Aberdeen Scotland will soon have the world’s largest fleet of hydrogen-powered buses. A fleet of double-decker hydrogen buses arrived in Aberdeen last week. Aberdeen is the centre for the British petroleum industry.
The 15 buses are made by Wrightbus Ltd., a Northern Irish firm . According to a company posting, Wrightbus hydrogen fuel cell technology encompasses hydrogen tanks and a battery pack to power both single deck and double deck vehicles.
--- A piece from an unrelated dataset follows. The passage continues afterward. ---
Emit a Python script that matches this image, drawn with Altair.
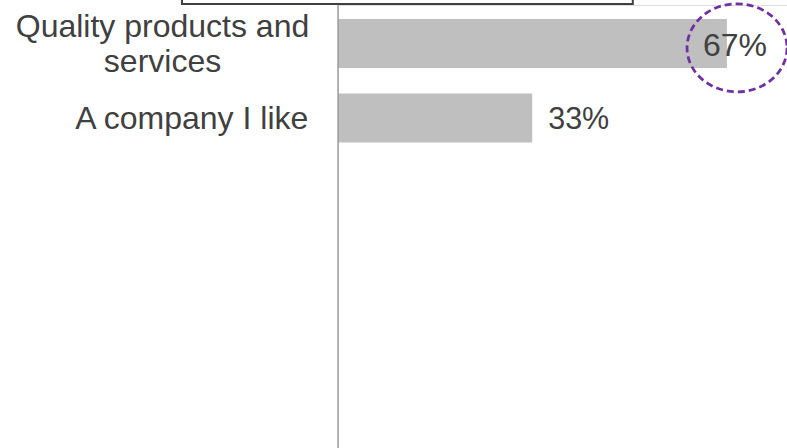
import altair as alt
import pandas as pd

categories = ["Quality products and services", "A company I like"]
label_text = ["Quality products and\nservices", "A company I like"]
values = [0.667, 0.333]
highlighted = ["Quality products and services"]

df = pd.DataFrame({"category": categories, "label": label_text, "value": values})

TEXT = "#404040"
BAR = "#BFBFBF"
PURPLE = "#7030A0"
FONT = "Liberation Sans"

# ellipse outline as a custom symbol (unit radius, slightly offset from anchor)
k = 0.5523
cx, cy, rx, ry = 0.202, 0.086, 1.0, 0.88
def p(x, y):
    return f"{x:.4f} {y:.4f}"
ellipse_path = (
    f"M {p(cx+rx, cy)} "
    f"C {p(cx+rx, cy+k*ry)} {p(cx+k*rx, cy+ry)} {p(cx, cy+ry)} "
    f"C {p(cx-k*rx, cy+ry)} {p(cx-rx, cy+k*ry)} {p(cx-rx, cy)} "
    f"C {p(cx-rx, cy-k*ry)} {p(cx-k*rx, cy-ry)} {p(cx, cy-ry)} "
    f"C {p(cx+k*rx, cy-ry)} {p(cx+rx, cy-k*ry)} {p(cx+rx, cy)} Z"
)

y_scale = alt.Scale(domain=categories, range=[14, 137.6], paddingInner=0.343, paddingOuter=0)
y_enc = alt.Y("category:N", sort=categories, scale=y_scale, axis=None)
x_enc = alt.X("value:Q", scale=alt.Scale(domain=[0, 0.77], nice=False), axis=None)

base = alt.Chart(df)

bars = base.mark_bar(color=BAR).encode(x=x_enc, y=y_enc)

axis_line = base.mark_rule(color="#8C8C8C", strokeWidth=1.2).encode(
    x=alt.datum(0), y=alt.value(0), y2=alt.value(443)
).transform_filter("datum.category == '%s'" % categories[0])

val_out = base.transform_filter("datum.value < 0.5").mark_text(
    align="left", baseline="middle", dx=16, dy=2, fontSize=30.5, font=FONT, color=TEXT
).encode(x="value:Q", y=y_enc, text=alt.Text("value:Q", format=".0%"))

val_in = base.transform_filter("datum.value >= 0.5").mark_text(
    align="left", baseline="middle", dx=-24, dy=2, fontSize=32, font=FONT, color=TEXT
).encode(x="value:Q", y=y_enc, text=alt.Text("value:Q", format=".0%"))

lab_multi = base.transform_filter("indexof(datum.label, '\\n') >= 0").mark_text(
    align="center", baseline="middle", lineBreak="\n", lineHeight=35, dy=-16.5,
    fontSize=32, font=FONT, color=TEXT
).encode(x=alt.value(-175.5), y=y_enc, text="label:N")

lab_single = base.transform_filter("indexof(datum.label, '\\n') < 0").mark_text(
    align="right", baseline="middle", dy=1, fontSize=32, font=FONT, color=TEXT
).encode(x=alt.value(-29.7), y=y_enc, text="label:N")

ellipse = base.transform_filter(
    alt.FieldOneOfPredicate(field="category", oneOf=highlighted)
).mark_point(
    shape=ellipse_path, size=10000, filled=False, stroke=PURPLE, strokeWidth=2.75,
    strokeDash=[7, 4], opacity=1
).encode(x="value:Q", y=y_enc)

box = base.mark_rect(fill="white", stroke=TEXT, strokeWidth=2).encode(
    x=alt.value(-156), x2=alt.value(294.8), y=alt.value(-40), y2=alt.value(-1)
).transform_filter("datum.category == '%s'" % categories[0])

chart = alt.layer(bars, axis_line, val_out, val_in, lab_multi, lab_single, ellipse, box).properties(
    width=449, height=443,
    autosize=alt.AutoSizeParams(type="none"),
    padding={"left": 338, "top": 5, "right": 0, "bottom": 0},
).configure_view(stroke=None).configure(background="white")

chart.save("out.html", embed_options={"renderer": "svg", "actions": False})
The combination of the battery pack and the hydrogen powered fuel cell makes the continuous operation of a fully zero emission double deck bus feasible.
Two key elements of the design are the lightweight hydrogen storage tanks, and the automatic battery management system which continuously monitors and balances the stored power whilst the vehicle is in service.
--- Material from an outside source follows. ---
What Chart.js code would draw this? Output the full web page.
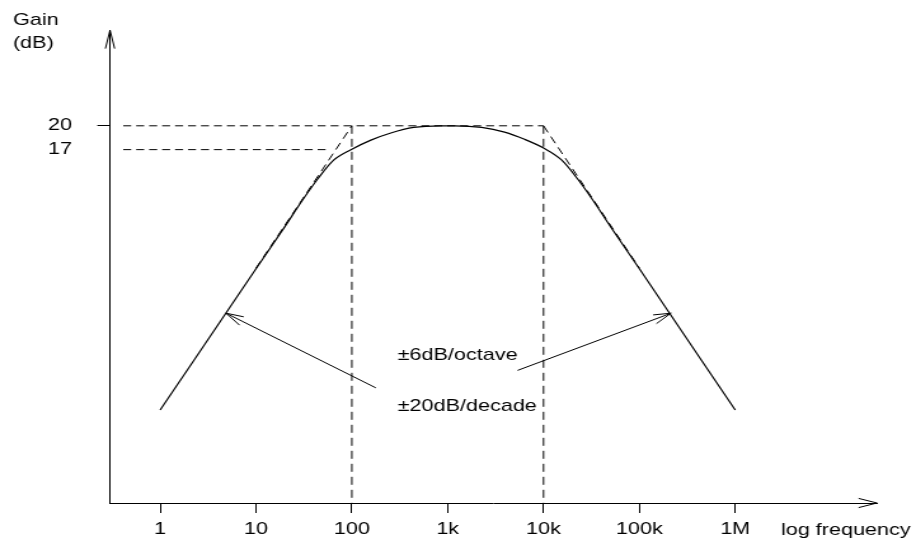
<!DOCTYPE html>
<html><head><meta charset="utf-8">
<script src="https://cdn.jsdelivr.net/npm/chart.js@4.4.1/dist/chart.umd.min.js"></script>
<style>
html,body{margin:0;padding:0;background:#fff;overflow:hidden;}
#wrap{width:721px;height:553px;transform:scaleX(1.270458);transform-origin:0 0;}
canvas{display:block;}
</style></head><body>
<div id="wrap"><canvas id="c" width="721" height="553"></canvas></div>
<script>
// ---- data ----
const freq = [1, 10, 20, 30, 44, 65, 100, 158, 255, 442, 845, 1180, 2260, 3920, 6330, 10000, 15400, 22700, 33300, 50000, 100000, 1000000];
const gain = [-15.8, 2.0, 7.3, 10.5, 13.3, 15.7, 17.05, 18.2, 19.1, 19.8, 20.0, 20.0, 19.8, 19.2, 18.3, 17.2, 15.7, 13.3, 10.5, 7.3, 2.0, -15.8];

const tickFreqs = [1, 10, 100, 1000, 10000, 100000, 1000000];
const tickLabels = ['1', '10', '100', '1k', '10k', '100k', '1M'];
const gainTicks = [20, 17];
const gainTickLabels = ['20', '17'];

const xMin = 0.3088, xMax = 3.013e7;
const yMin = -27.5, yMax = 32.04;

const level20Freq = [0.412, 10000], level20Gain = [20, 20];
const level17Freq = [0.412, 60], level17Gain = [17, 17];
const corner100Freq = [100, 100], corner100Gain = [20, yMin];
const corner10kFreq = [10000, 10000], corner10kGain = [20, yMin];
const asymLowFreq = [10, 100], asymLowGain = [2.08, 20];
const asymHighFreq = [10000, 100000], asymHighGain = [20, 2.08];

const arrowTailFreq = [178, 5360], arrowTailGain = [-13.0, -10.8];
const arrowTipFreq = [4.87, 214000], arrowTipGain = [-3.6, -3.6];

const noteTexts = ['\u00b16dB/octave', '\u00b120dB/decade'];
const noteFreq = [301, 301], noteGain = [-8.96, -15.34];

// ---- drawing ----
const S = 916 / 721;
const FONT = '"Liberation Sans", Arial, Helvetica, sans-serif';
Chart.defaults.color = '#000';
Chart.defaults.font.family = FONT;
Chart.defaults.font.size = 17;

const pts = (fs, gs) => fs.map((f, i) => ({x: f, y: gs[i]}));
const dashed = (fs, gs, dash, w) => ({data: pts(fs, gs), borderColor: '#000', borderWidth: w || 1, borderDash: dash, pointRadius: 0, fill: false, tension: 0});

function head(ctx, tx, ty, fx, fy, len, half) {
  const sx = tx * S, sfx = fx * S;
  const ang = Math.atan2(fy - ty, sfx - sx);
  for (const sg of [-1, 1]) {
    const a = ang + sg * half;
    ctx.moveTo(tx, ty);
    ctx.lineTo((sx + len * Math.cos(a)) / S, ty + len * Math.sin(a));
  }
}

const overlay = {
  id: 'overlay',
  afterDraw(chart) {
    const {ctx, chartArea: a, scales: {x, y}} = chart;
    ctx.save();
    ctx.strokeStyle = '#000';
    ctx.lineWidth = 1;
    ctx.beginPath();
    for (let i = 0; i < arrowTipFreq.length; i++) {
      const tx = x.getPixelForValue(arrowTipFreq[i]), ty = y.getPixelForValue(arrowTipGain[i]);
      const fx = x.getPixelForValue(arrowTailFreq[i]), fy = y.getPixelForValue(arrowTailGain[i]);
      ctx.moveTo(fx, fy); ctx.lineTo(tx, ty);
      head(ctx, tx, ty, fx, fy, 18, 15 * Math.PI / 180);
    }
    // axis arrowheads
    head(ctx, a.left, a.top, a.left, a.top + 10, 19, 14 * Math.PI / 180);
    head(ctx, a.right, a.bottom, a.right - 10, a.bottom, 19, 14 * Math.PI / 180);
    ctx.stroke();

    ctx.fillStyle = '#000';
    ctx.font = '17px ' + FONT;
    ctx.textAlign = 'left';
    ctx.textBaseline = 'middle';
    for (let i = 0; i < noteTexts.length; i++) {
      ctx.fillText(noteTexts[i], x.getPixelForValue(noteFreq[i]), y.getPixelForValue(noteGain[i]));
    }
    ctx.fillText('Gain', 10.2, 20);
    ctx.fillText('(dB)', 10.2, 43);
    ctx.fillText('log frequency', 614.7, a.bottom + 27);
    ctx.restore();
  }
};

new Chart(document.getElementById('c'), {
  type: 'line',
  data: {
    datasets: [
      {data: pts(freq, gain), borderColor: '#000', borderWidth: 1.2, pointRadius: 0, fill: false, cubicInterpolationMode: 'monotone'},
      dashed(level20Freq, level20Gain, [6.3, 3.9]),
      dashed(level17Freq, level17Gain, [6.3, 3.9]),
      dashed(corner100Freq, corner100Gain, [8, 5]),
      dashed(corner10kFreq, corner10kGain, [8, 5]),
      dashed(asymLowFreq, asymLowGain, [7.5, 4.7]),
      dashed(asymHighFreq, asymHighGain, [7.5, 4.7])
    ]
  },
  options: {
    responsive: false,
    animation: false,
    devicePixelRatio: 1,
    layout: {padding: {top: 27, right: 30.7, left: 0, bottom: 0}},
    plugins: {legend: {display: false}, tooltip: {enabled: false}},
    scales: {
      x: {
        type: 'logarithmic', min: xMin, max: xMax,
        afterBuildTicks: s => { s.ticks = tickFreqs.map(v => ({value: v})); },
        afterFit: s => { s.height = 50; },
        ticks: {autoSkip: false, maxRotation: 0, minRotation: 0, padding: 6, color: '#000',
                callback: (v, i) => tickLabels[i]},
        grid: {display: true, drawOnChartArea: false, drawTicks: true, tickLength: 10, color: '#000', lineWidth: 1},
        border: {display: true, color: '#000', width: 1}
      },
      y: {
        type: 'linear', min: yMin, max: yMax,
        afterBuildTicks: s => { s.ticks = gainTicks.map(v => ({value: v})); },
        afterFit: s => { s.width = 86.6; },
        ticks: {padding: 20, color: '#000', callback: (v, i) => gainTickLabels[i]},
        grid: {display: true, drawOnChartArea: false, drawTicks: true, tickLength: 10, lineWidth: 1,
               color: c => (c.tick && c.tick.value === 20) ? '#000' : 'rgba(0,0,0,0)'},
        border: {display: true, color: '#000', width: 1}
      }
    }
  },
  plugins: [overlay]
});
</script>
</body></html>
The company says the buses are reliable with no emissions, all Wrightbus hydrogen fuel cell vehicles will feature an electric drive axle packaged to allow a full flat floor throughout the bus, a zero emission heating system and the ability for overnight charging.
Britain has stated it wants to be at the forefront of the hydrogen industry, and the government says it will outline its strategy for the sector next year as well as present a plan to create a hydrogen transport hub. The fuel is seen as key to slashing harmful emissions in everything from industry to transport and heating homes.
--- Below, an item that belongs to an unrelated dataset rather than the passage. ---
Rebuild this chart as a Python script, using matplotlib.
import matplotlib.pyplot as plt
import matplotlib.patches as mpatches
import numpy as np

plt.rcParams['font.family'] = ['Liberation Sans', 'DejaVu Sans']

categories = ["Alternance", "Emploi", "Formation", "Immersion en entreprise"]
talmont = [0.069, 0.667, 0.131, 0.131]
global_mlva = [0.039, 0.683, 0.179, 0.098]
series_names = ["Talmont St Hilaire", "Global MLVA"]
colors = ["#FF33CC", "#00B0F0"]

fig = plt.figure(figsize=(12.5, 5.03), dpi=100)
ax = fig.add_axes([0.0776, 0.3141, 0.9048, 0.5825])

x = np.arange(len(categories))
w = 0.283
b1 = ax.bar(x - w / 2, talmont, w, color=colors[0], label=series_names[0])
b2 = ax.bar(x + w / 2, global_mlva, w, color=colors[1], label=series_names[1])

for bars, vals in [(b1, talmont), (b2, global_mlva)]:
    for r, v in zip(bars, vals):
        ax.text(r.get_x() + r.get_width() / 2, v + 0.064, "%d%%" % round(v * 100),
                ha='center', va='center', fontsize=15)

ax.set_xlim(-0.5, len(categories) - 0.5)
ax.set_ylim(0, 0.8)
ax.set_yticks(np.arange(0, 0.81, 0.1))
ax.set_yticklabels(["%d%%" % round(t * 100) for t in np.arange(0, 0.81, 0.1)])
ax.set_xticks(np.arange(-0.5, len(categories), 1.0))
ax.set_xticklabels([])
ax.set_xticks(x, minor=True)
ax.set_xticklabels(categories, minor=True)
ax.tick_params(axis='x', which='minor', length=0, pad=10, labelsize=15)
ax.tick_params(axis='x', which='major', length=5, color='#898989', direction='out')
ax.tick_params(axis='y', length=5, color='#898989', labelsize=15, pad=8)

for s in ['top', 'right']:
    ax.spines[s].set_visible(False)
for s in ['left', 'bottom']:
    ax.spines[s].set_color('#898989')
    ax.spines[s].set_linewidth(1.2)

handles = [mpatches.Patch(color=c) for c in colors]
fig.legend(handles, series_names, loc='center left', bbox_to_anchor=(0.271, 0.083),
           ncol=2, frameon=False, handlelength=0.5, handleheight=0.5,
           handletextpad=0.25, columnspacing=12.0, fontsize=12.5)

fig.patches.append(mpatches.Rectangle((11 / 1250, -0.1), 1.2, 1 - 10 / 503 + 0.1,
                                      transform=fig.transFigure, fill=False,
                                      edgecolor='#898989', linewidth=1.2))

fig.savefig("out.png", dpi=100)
Hydrogen is already making progress in public transport. Last week the first hydrogen-powered trains were trialled in Britain. They could be carrying passengers by 2022. Buses are ready today, and the cost of running them will come down, according to Bamford, who has been in the business for 15 years.
“We can fill it up at the same cost and it has the same running costs pretty much as a diesel bus but the capital cost is twice as expensive,” a company spokesperson said in an interview. “With a bit of volume we can get the cost down to the same.”